A apreciação da ADI 5.941 no STF estava prevista para a última quinta-feira (25/8), mas ela não aconteceu em razão do julgamento da Lei de Improbidade. Ainda não há uma nova data.
Um caso semelhante foi discutido pelo Superior Tribunal de Justiça (STJ) em 2020. A relatora, ministra Nancy Andrighi, entendeu ser possível a adoção de meios executivos atípicos na recuperação de créditos, inclusive em situações de prestação pecuniária, desde que (i) verificada a existência de patrimônio apto a sanar o débito; (ii) esgotados os meios típicos — como a penhora em dinheiro, de veículos ou imóveis — e (iii) a observância do contraditório e da proporcionalidade.
Fernando Gajardoni, professor da USP de Ribeirão Preto e juiz de Direito em São Paulo, argumentou que, abstratamente, não haveria um problema de inconstitucionalidade com a aplicação dessas medidas na recuperação de crédito. Ele pode surgir, entretanto, no caso concreto, não propriamente pela proporcionalidade, mas pelas características do devedor. “O cara é caminhoneiro. Se você vai tomar a CNH dele, tira o seu ganha-pão, viola sua dignidade. E a dignidade está em um valor mais elevado do que o adimplemento das obrigações, então prevalece a dignidade.” O mesmo vale em relação ao bloqueio de passaporte de um diplomata ou de um comissário de bordo.
A 3ª Turma do STJ decidiu negar a devolução de um passaporte por entender que as medidas coercitivas atípicas servem para causar ao devedor “determinados incômodos pessoais”, de modo a convencê-lo ser mais vantajoso pagar a dívida do que sofrer a punição. Na hipótese em questão, o débito vinha de mais de 17 anos e ficou demonstrado o esgotamento das medidas típicas e a ocultação patrimonial. Após a apreensão do documento, a pessoa ofereceu parte dos rendimentos de aposentadoria e pensão à penhora. Diante do incômodo pretendido, os ministros decidiram que as medidas devem “perdurar pelo tempo necessário para que se verifique, na prática, a efetividade da medida e a sua capacidade de dobrar a renitência do devedor.”

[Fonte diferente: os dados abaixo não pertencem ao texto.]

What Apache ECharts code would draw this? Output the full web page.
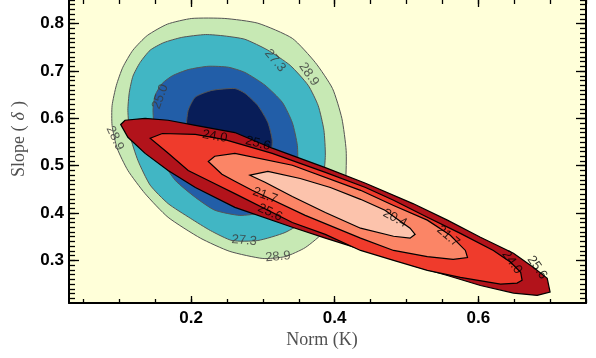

Mas nem todas as histórias são de sucesso. Em 2020, o professor e juiz Fernando Gajardoni publicou, ao lado de seu orientando Rodrigo Buck Calderari, um artigo sobre a efetividade das medidas atípicas e constatou que a aplicação das medidas atípicas não levou ao cumprimento das obrigações. Do estudo, que considerou ações no Tribunal de Justiça do Estado de São Paulo (TJSP), é possível formular duas hipóteses: ou as medidas atípicas não funcionam, ou elas estão sendo mal deferidas. Não adianta bloquear a CNH de quem não dirige e o passaporte daquele que não sai do país. “Parece que está faltando criatividade para os operadores do Direito.”
Os processos citados na reportagem, conforme a ordem em que aparecem, têm os números: 0712398-97.2022.8.07.0000 (TJDFT); 5.941 (STF); 1.894.170 (STJ); 711.194 (STJ).